An iceberg looms large off the coast of Newfoundland on Sunday.

Catching Icebergs in Canada

For the next three months, Canada’s Newfoundland will be a mecca for tourists looking to glimpse passing icebergs.

Catching Icebergs in Canada

Canada’s “Iceberg Alley” got its name for good reason. At this time of year, the town of Ferryland, on the east coast of Newfoundland and Labrador, becomes a mecca for tourists hoping to glimpse icebergs floating by. And this year is already proving to be rather spectacular.

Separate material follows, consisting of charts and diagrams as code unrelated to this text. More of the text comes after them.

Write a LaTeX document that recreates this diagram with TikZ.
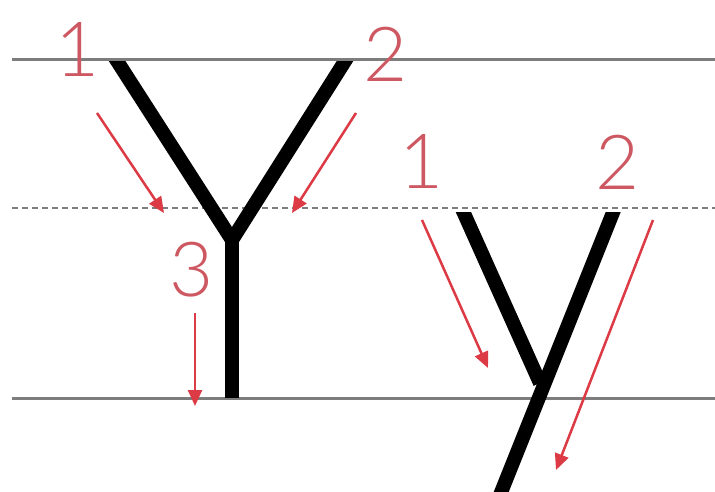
\documentclass[tikz,border=0pt]{standalone}
\usepackage{fontspec}
\newfontfamily\numfont{Lato Light}
\usetikzlibrary{arrows.meta}
\definecolor{guidegray}{RGB}{125,125,125}
\definecolor{arrowred}{RGB}{220,58,68}
\definecolor{numred}{RGB}{205,88,98}
\begin{document}
\begin{tikzpicture}[x=1pt,y=-1pt,font=\numfont\fontsize{76}{76}\selectfont]
  \useasboundingbox[fill=white] (0,0) rectangle (715,492);
  % guide lines
  \draw[guidegray,line width=3pt] (12,60) -- (715,60);
  \draw[guidegray,line width=2.5pt,dash pattern=on 6pt off 4pt] (12,208) -- (715,208);
  \draw[guidegray,line width=3pt] (12,398) -- (715,398);
  % capital Y
  \coordinate (capL) at (110,50);
  \coordinate (capR) at (352,50);
  \coordinate (capJ) at (232,240);
  \coordinate (capB) at (232,398);
  \begin{scope}
    \clip (0,62) rectangle (715,492);
    \draw[line width=14pt,line join=miter] (capL) -- (capJ) -- (capR);
    \draw[line width=14pt] (capJ) -- (capB);
  \end{scope}
  % small y
  \coordinate (smlL) at (458,200);
  \coordinate (smlJ) at (540,383);
  \coordinate (smlR) at (618,200);
  \coordinate (smlB) at (490,520);
  \begin{scope}
    \clip (0,212) rectangle (715,492);
    \draw[line width=14pt] (smlL) -- (smlJ);
    \draw[line width=14pt] (smlR) -- (smlB);
  \end{scope}
  % stroke order numbers
  \foreach \name/\pos/\txt in {capone/{(78,50)}/1,captwo/{(386,54)}/2,capthree/{(192,270)}/3,
                                 smlone/{(422,162)}/1,smltwo/{(618,162)}/2} {
    \node[numred,inner sep=0pt] (\name) at \pos {\txt};
  }
  % stroke arrows
  \coordinate (a1s) at (97,113);   \coordinate (a1e) at (164,213);
  \coordinate (a2s) at (356,113);  \coordinate (a2e) at (292,213);
  \coordinate (a3s) at (195,313);  \coordinate (a3e) at (195,406);
  \coordinate (b1s) at (422,220);  \coordinate (b1e) at (488,368);
  \coordinate (b2s) at (653,220);  \coordinate (b2e) at (556,470);
  \foreach \s/\e in {a1s/a1e,a2s/a2e,a3s/a3e,b1s/b1e,b2s/b2e}
    \draw[arrowred,line width=2.5pt,-{Triangle[length=16pt,width=14pt]}] (\s) -- (\e);
\end{tikzpicture}
\end{document}
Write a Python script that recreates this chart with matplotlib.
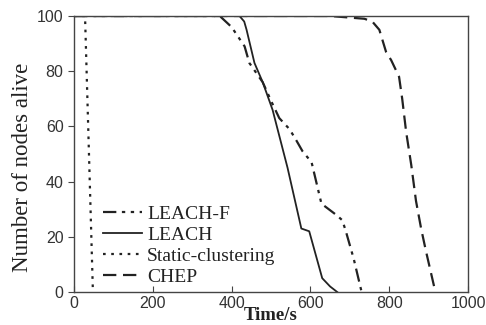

The icebergs break off the Greenland ice shelf and float down the Atlantic Ocean. Every year, hundreds pass by the Newfoundland and Labrador coast, but 2017 has seen more bob past than usual – and many of them record breaking in terms of height. One in the area at the moment is estimated at more than 70 metres tall and 200 metres long.

Iceberg Alley

Iceberg season runs from now until late summer in the northern hemisphere, with the water starting to re-freeze in mid-September. Canada’s International Ice Patrol has indicated that there have already been 648, 10,000 year-old icebergs – in every shape and colour of white and blue – spotted in the trans-Atlantic passage as of this week, compared to 687 by late September last year.

The early arrival has worried some scientists, as experts have attributed the early bergs to strong counter-clockwise winds or possibly to climate change.

They’re a mighty force to be reckoned with – don’t forget that it was these bergs that sank the Titanic, just 650km off the Canadian coast.